In recent years, the Forum has included technology as a central piece in the debate. This is no longer surprising as within the framework of the so-called “Fourth Industrial Revolution,” technology plays a growing role in global development. It is also a factor of influence in every one of the factors considered in the discussions around sustainable development.

Work is no exception, thus it has been increasingly included as a key matter of debate the Forum. How will work change over the next few years? How has it changed already because of technology? These are questions of great importance that will have an impact in all sectors of society in the coming years.

Technology and work

The continuous technological development offers countless potential opportunities for labor. Although also, numerous challenges. At present, globalization, demographic changes, and technological advances have already begun to have a significant impact on labor markets. Therefore, it is essential that governments, companies, and society are in tune with these developments to maximize the potential benefits of this transformation.

These are some of the main transformations that the labor market will go through in the following years.

  • Automation

Statistics indicate that in the next five years, more than half of the tasks in workplaces will be performed by machines. Although this figure may vary between countries, it is a reality globally, that many jobs as we know them today will cease to exist.

Artificial Intelligence, machines, and technology, in general, have already begun to perform numerous tasks previously done by humans. And although, for many, this seems to be a significant risk. This is not the first time something like that happens. Let’s think about the Industrial Revolution, for example. Humans have been able to adapt to technology changes and their impact on the labor market through history.

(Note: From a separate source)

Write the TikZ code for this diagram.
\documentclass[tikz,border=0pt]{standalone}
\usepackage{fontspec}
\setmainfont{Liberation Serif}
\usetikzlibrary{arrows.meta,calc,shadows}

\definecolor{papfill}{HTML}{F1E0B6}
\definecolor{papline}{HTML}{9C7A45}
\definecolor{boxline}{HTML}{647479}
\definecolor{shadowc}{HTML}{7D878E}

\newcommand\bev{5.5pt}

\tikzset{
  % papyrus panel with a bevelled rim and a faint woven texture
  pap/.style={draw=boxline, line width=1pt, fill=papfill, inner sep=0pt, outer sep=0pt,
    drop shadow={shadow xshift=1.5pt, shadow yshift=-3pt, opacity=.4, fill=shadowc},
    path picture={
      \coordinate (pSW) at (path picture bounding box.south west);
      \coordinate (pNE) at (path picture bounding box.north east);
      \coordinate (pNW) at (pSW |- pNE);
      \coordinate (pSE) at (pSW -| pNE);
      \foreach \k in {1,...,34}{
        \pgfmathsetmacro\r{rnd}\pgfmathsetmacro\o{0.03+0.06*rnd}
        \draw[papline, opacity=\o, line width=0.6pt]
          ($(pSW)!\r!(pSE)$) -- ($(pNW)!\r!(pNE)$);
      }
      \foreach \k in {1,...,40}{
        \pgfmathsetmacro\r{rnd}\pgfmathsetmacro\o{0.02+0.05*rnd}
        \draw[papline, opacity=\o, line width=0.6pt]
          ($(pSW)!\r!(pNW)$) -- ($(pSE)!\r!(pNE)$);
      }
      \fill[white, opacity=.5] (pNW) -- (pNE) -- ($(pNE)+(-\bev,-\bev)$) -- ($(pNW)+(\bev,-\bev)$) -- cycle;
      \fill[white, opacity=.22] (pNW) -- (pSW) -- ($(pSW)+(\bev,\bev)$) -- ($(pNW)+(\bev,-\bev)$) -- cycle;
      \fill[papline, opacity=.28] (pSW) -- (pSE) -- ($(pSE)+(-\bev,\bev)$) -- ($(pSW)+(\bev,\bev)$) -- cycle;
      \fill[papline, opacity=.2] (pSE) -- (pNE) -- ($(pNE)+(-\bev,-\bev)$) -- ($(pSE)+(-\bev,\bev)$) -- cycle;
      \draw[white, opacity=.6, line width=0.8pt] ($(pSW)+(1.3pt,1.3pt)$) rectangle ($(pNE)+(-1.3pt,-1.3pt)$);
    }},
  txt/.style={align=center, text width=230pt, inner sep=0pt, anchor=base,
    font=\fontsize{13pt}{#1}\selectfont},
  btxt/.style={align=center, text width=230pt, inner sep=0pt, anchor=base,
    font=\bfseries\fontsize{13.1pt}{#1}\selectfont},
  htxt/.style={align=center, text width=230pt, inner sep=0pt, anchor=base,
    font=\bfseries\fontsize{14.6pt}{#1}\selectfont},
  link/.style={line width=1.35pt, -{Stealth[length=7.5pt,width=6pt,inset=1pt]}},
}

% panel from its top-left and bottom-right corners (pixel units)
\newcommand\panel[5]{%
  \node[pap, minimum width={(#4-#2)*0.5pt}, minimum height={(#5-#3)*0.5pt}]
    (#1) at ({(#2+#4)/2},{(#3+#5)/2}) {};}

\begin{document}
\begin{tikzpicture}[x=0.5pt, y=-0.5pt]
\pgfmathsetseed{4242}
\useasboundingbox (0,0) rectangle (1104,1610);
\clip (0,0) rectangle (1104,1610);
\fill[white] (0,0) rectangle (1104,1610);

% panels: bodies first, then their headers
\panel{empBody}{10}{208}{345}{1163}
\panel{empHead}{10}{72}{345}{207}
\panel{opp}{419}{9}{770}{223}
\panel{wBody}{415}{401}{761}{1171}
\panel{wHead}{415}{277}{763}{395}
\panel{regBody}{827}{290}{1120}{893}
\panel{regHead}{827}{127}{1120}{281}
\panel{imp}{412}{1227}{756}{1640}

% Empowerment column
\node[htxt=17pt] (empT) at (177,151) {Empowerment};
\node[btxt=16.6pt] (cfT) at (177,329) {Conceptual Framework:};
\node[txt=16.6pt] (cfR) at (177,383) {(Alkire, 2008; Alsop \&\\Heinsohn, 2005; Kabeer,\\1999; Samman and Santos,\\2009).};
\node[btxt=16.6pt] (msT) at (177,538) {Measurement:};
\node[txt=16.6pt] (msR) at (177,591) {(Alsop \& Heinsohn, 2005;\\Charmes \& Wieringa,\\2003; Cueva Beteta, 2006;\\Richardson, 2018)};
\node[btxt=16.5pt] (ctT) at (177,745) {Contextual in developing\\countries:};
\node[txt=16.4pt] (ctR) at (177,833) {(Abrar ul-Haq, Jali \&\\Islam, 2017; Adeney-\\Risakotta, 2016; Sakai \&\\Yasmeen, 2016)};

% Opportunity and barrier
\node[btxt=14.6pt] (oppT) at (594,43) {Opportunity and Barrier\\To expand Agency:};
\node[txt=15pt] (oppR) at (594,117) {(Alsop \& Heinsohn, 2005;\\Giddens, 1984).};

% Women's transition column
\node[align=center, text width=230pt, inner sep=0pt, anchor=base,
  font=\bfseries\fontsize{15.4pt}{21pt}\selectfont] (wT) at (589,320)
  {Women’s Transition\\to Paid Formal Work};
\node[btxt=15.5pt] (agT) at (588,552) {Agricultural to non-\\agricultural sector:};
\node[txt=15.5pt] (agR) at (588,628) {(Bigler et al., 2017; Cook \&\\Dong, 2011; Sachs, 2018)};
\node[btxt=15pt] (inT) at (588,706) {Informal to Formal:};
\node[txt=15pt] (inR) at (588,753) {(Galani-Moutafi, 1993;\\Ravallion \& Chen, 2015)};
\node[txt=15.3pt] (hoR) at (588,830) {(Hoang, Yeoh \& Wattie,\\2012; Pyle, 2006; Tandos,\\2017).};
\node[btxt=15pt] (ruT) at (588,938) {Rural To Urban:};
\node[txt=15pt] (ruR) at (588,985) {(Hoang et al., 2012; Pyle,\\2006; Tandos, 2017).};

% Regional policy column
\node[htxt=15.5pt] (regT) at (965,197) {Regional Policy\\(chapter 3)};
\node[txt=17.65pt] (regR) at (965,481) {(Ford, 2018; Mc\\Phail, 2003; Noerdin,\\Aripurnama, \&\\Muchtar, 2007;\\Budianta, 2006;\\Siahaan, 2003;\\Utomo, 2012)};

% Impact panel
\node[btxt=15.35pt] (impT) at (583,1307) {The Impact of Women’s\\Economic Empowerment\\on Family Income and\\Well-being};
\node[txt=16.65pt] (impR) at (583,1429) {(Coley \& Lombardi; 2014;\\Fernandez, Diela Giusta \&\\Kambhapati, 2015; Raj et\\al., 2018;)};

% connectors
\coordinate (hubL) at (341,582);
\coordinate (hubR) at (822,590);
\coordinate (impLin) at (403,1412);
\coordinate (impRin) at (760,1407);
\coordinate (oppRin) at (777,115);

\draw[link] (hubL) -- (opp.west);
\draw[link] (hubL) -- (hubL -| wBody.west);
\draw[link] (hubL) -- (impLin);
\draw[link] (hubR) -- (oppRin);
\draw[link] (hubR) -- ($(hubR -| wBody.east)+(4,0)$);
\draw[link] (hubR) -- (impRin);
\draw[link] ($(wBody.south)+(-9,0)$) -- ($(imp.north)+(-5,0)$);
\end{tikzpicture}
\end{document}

Source: World Economic Forum

  • The development of new skills

Work automation will cause some jobs to cease to exist. However, it will also lead to the creation of new labor sectors. Either around the management of these technologies and to cover nascent industries in which the human component will fail to be replaced by Artificial Intelligence.

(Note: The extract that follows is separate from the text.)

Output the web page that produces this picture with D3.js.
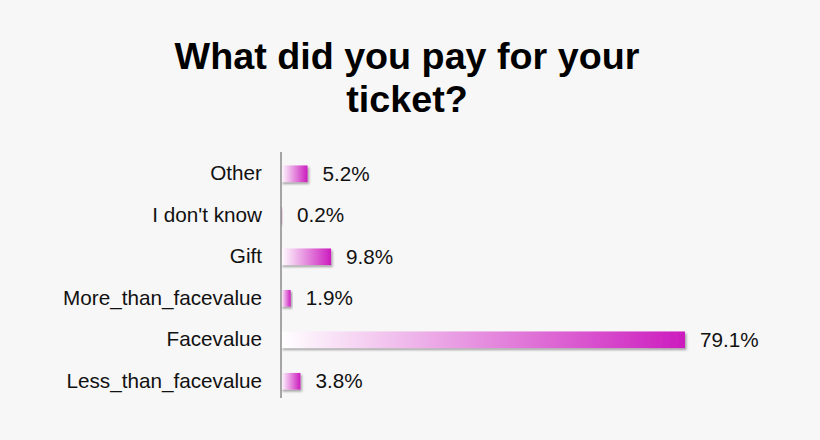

Thus, the labor market will undergo many transformations. For example, the manufacturing sector will decrease as the services sector will grow. On the other hand, the demand will increase in jobs related to technology management, such as mathematics, data analysis, and information technology, as well as jobs focused on human skills, such as creativity, persuasion, negotiation, and critical thinking.

Source: Mckinsey Global Institute

  • Decentralized work models

Thanks to the use of technology, many companies, especially in the technology sector, have left behind the central office models, opting for remote equipment. This trend is expected to continue growing, and workspaces will increasingly turn into decentralized models of operation. Companies made up of collaborators based on different continents and working in different time zones will be standard.

Similarly, the rise of startups and self-managed work will continue. On the other hand, governments must adapt their labor and social policies, given the growth of globalized work, to protect these new workers who are outside the traditional labor system.